Es precisamente un estremecedor fragmento de esta última historia el que quiero leeros para despedir la sección por hoy. Leed este libro de Fernando Aramburu y, además de disfrutar de unos placenteros momentos de lectura, sin duda aprenderéis más sobre la vida y sobre la, perdonad el tópico, heroica resistencia de muchos ciudadanos anónimos frente a la violencia del terror.

Música vasca también, como complemento a mi recomendación de esta tarde. El acordeonista Kepa Junquera con la pieza que da nombre a un álbum de hace unos años, Hiri.


Faltaría cosa de diez minutos para el comienzo de la película. Ya habíamos sacado las entradas. Y es que vivíamos en las afueras y siempre era un lío encontrar aparcamiento. Cuando íbamos al cine, salíamos de casa con bastante adelanto para no tener después que apresurarnos. A mí, como tantas otras veces, me entró capricho de beber horchata. Yo es que sin mi horchata no iba a ninguna parte. Por esa razón veníamos los dos andando de aquel puente, pues al otro lado del río había, ahora no lo sé, una tienda de helados donde servían horchata. Te la sacaban con un cazo de unos cántaros de metal. Me gustaba mucho. Blanca, fresca, dulce, una delicia que desde entonces no he vuelto a probar. Mi padre no me negaba nada, con que allá fuimos.

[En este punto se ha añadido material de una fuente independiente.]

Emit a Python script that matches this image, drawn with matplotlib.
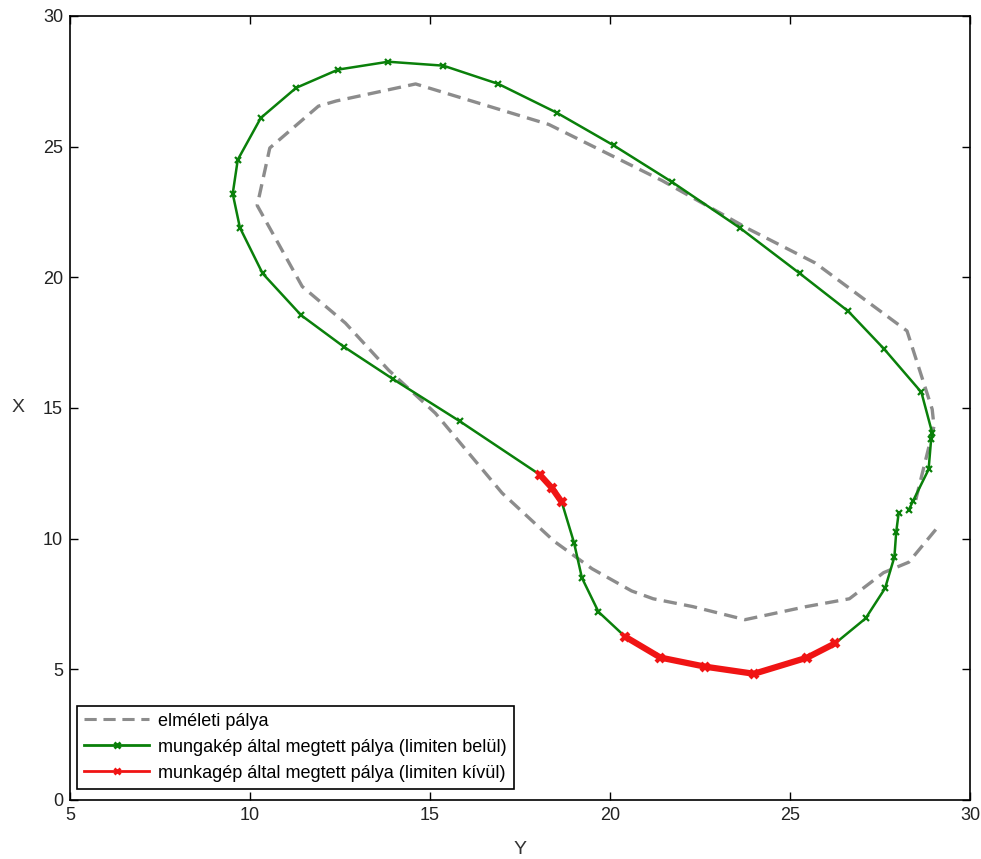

A la vuelta vi que de un jardín que hay detrás de este hotel salieron dos individuos. En esos momentos, un niño de nueve años, ¿qué va a pensar? Imagino que los asesinos tendrían el portal de nuestra vivienda vigilado. Ellos o sus cómplices. Apenas hora y media antes habíamos decidido ir al cine. Y el caso es que mi madre estuvo a punto de acompañarnos. Imagínate, me podía haber quedado huérfano del todo.

Mi padre no se percató de que nos seguían. Me estaba explicando algo sobre los peces del río y sobre una caña de pescar que le habían regalado de joven. Cruzamos la carretera, y al llegar a este lugar un ruido a la espalda golpeó mi atención. No te sabría decir si fue un carraspeo, una tos o una palabrota. Lo único que sé de cierto es que me volví. Uno de los dos individuos nos había dado alcance. Tenía una pistola en la mano. A mi padre le faltó tiempo para volverse. Ya con el primer disparo se desplomó.

-¿Y qué hiciste mientras tu padre recibía los disparos?, dije, y al preguntárselo me mordí el labio para no dejarme arrastrar por la emoción. Ver a mi padre caído fue un golpe duro para mí. Cuando, además, me di cuenta de que echaba sangre ya no lo pude aguantar y clavé la mirada enfrente, en la pared del Victoria Eugenia. Esperaba que el tipo de la pistola se marchase para que mi padre se pudiera levantar. Fíjate lo que son las cosas, me preocupaba que nos perdiéramos el comienzo de la película.